Exercise: Drop every picture, then transcribe the remaining data exactly.

Records with drawing code:
····················

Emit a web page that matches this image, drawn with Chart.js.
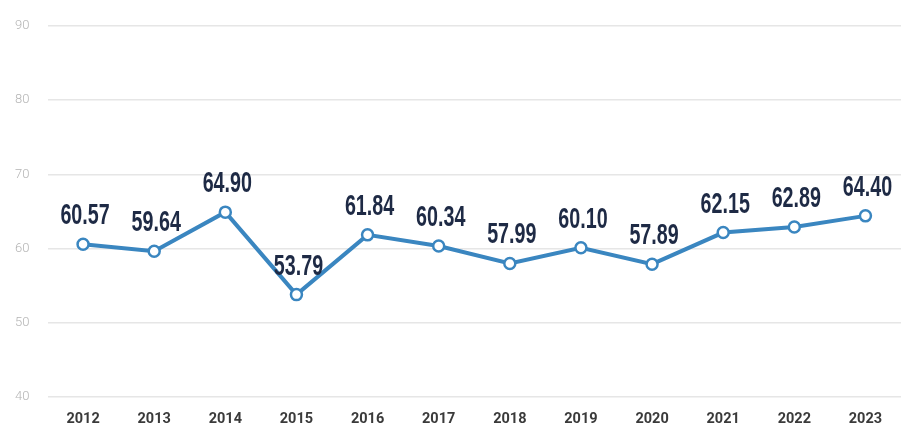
<!DOCTYPE html>
<html>
<head>
<meta charset="utf-8">
<script src="https://cdn.jsdelivr.net/npm/chart.js@4"></script>
<style>
html,body{margin:0;padding:0;background:#fff;}
#wrap{width:909px;height:427px;position:relative;}
</style>
</head>
<body>
<div id="wrap"><canvas id="c"></canvas></div>
<script>
const categories = ["2012","2013","2014","2015","2016","2017","2018","2019","2020","2021","2022","2023"];
const values = [60.57,59.64,64.90,53.79,61.84,60.34,57.99,60.10,57.89,62.15,62.89,64.40];
const valueLabels = ["60.57","59.64","64.90","53.79","61.84","60.34","57.99","60.10","57.89","62.15","62.89","64.40"];
const yTicks = [40,50,60,70,80,90];

const labelPlugin = {
  id: 'valueLabels',
  afterDatasetsDraw(chart) {
    const ctx = chart.ctx;
    const meta = chart.getDatasetMeta(0);
    ctx.save();
    ctx.fillStyle = '#1e2a45';
    ctx.font = 'bold 29px "Liberation Sans", Arial, sans-serif';
    ctx.textAlign = 'center';
    ctx.textBaseline = 'alphabetic';
    meta.data.forEach((pt, i) => {
      ctx.save();
      ctx.translate(pt.x + 2, pt.y - 20);
      ctx.scale(0.68, 1);
      ctx.fillText(valueLabels[i], 0, 0);
      ctx.restore();
    });
    ctx.restore();
  }
};

new Chart(document.getElementById('c'), {
  type: 'line',
  data: {
    labels: categories,
    datasets: [{
      data: values,
      borderColor: '#3a86c0',
      borderWidth: 4,
      pointRadius: 5.5,
      pointBorderWidth: 2.5,
      pointBackgroundColor: '#ffffff',
      pointBorderColor: '#3a86c0',
      tension: 0,
      fill: false
    }]
  },
  options: {
    responsive: true,
    maintainAspectRatio: false,
    animation: false,
    layout: { padding: { top: 24, right: 7, left: 0, bottom: 0 } },
    plugins: { legend: { display: false }, tooltip: { enabled: false } },
    scales: {
      x: {
        offset: true,
        grid: { display: false, drawTicks: false },
        border: { display: false },
        ticks: { color: '#3a3a3a', font: { family: 'Roboto, sans-serif', size: 14.5, weight: 'bold' }, padding: 14 },
        afterFit(s) { s.height = 30; }
      },
      y: {
        min: 40, max: 90,
        afterBuildTicks(s) { s.ticks = yTicks.map(v => ({ value: v })); },
        grid: { color: '#e6e6e6', lineWidth: 1.5, drawTicks: false },
        border: { display: false },
        ticks: { color: '#b4b4b4', font: { family: 'Roboto, sans-serif', size: 13, weight: '300' }, padding: 18 },
        afterFit(s) { s.width = 47.5; }
      }
    }
  },
  plugins: [labelPlugin]
});
</script>
</body>
</html>
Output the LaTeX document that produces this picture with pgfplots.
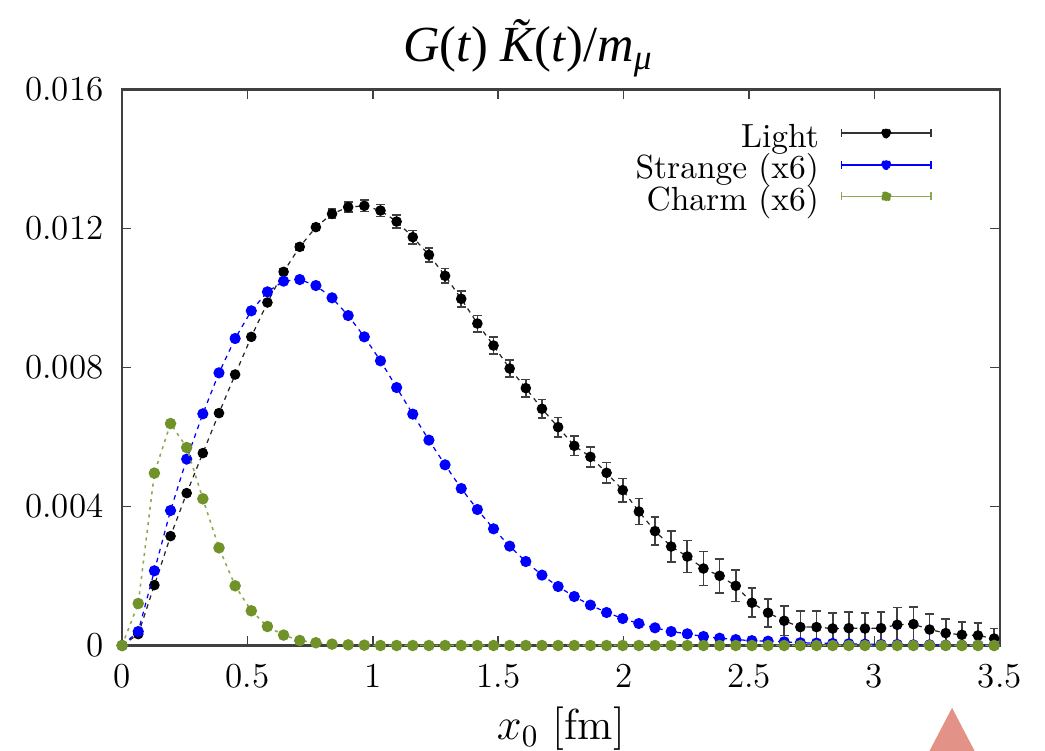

····················

Answer for the task:
Emit a web page that matches this image, drawn with Chart.js.
<!DOCTYPE html>
<html>
<head>
<meta charset="utf-8">
<script src="https://cdn.jsdelivr.net/npm/chart.js@4"></script>
<style>
html,body{margin:0;padding:0;background:#fff;}
#wrap{width:909px;height:427px;position:relative;}
</style>
</head>
<body>
<div id="wrap"><canvas id="c"></canvas></div>
<script>
const categories = ["2012","2013","2014","2015","2016","2017","2018","2019","2020","2021","2022","2023"];
const values = [60.57,59.64,64.90,53.79,61.84,60.34,57.99,60.10,57.89,62.15,62.89,64.40];
const valueLabels = ["60.57","59.64","64.90","53.79","61.84","60.34","57.99","60.10","57.89","62.15","62.89","64.40"];
const yTicks = [40,50,60,70,80,90];

const labelPlugin = {
  id: 'valueLabels',
  afterDatasetsDraw(chart) {
    const ctx = chart.ctx;
    const meta = chart.getDatasetMeta(0);
    ctx.save();
    ctx.fillStyle = '#1e2a45';
    ctx.font = 'bold 29px "Liberation Sans", Arial, sans-serif';
    ctx.textAlign = 'center';
    ctx.textBaseline = 'alphabetic';
    meta.data.forEach((pt, i) => {
      ctx.save();
      ctx.translate(pt.x + 2, pt.y - 20);
      ctx.scale(0.68, 1);
      ctx.fillText(valueLabels[i], 0, 0);
      ctx.restore();
    });
    ctx.restore();
  }
};

new Chart(document.getElementById('c'), {
  type: 'line',
  data: {
    labels: categories,
    datasets: [{
      data: values,
      borderColor: '#3a86c0',
      borderWidth: 4,
      pointRadius: 5.5,
      pointBorderWidth: 2.5,
      pointBackgroundColor: '#ffffff',
      pointBorderColor: '#3a86c0',
      tension: 0,
      fill: false
    }]
  },
  options: {
    responsive: true,
    maintainAspectRatio: false,
    animation: false,
    layout: { padding: { top: 24, right: 7, left: 0, bottom: 0 } },
    plugins: { legend: { display: false }, tooltip: { enabled: false } },
    scales: {
      x: {
        offset: true,
        grid: { display: false, drawTicks: false },
        border: { display: false },
        ticks: { color: '#3a3a3a', font: { family: 'Roboto, sans-serif', size: 14.5, weight: 'bold' }, padding: 14 },
        afterFit(s) { s.height = 30; }
      },
      y: {
        min: 40, max: 90,
        afterBuildTicks(s) { s.ticks = yTicks.map(v => ({ value: v })); },
        grid: { color: '#e6e6e6', lineWidth: 1.5, drawTicks: false },
        border: { display: false },
        ticks: { color: '#b4b4b4', font: { family: 'Roboto, sans-serif', size: 13, weight: '300' }, padding: 18 },
        afterFit(s) { s.width = 47.5; }
      }
    }
  },
  plugins: [labelPlugin]
});
</script>
</body>
</html>
Output the LaTeX document that produces this picture with pgfplots.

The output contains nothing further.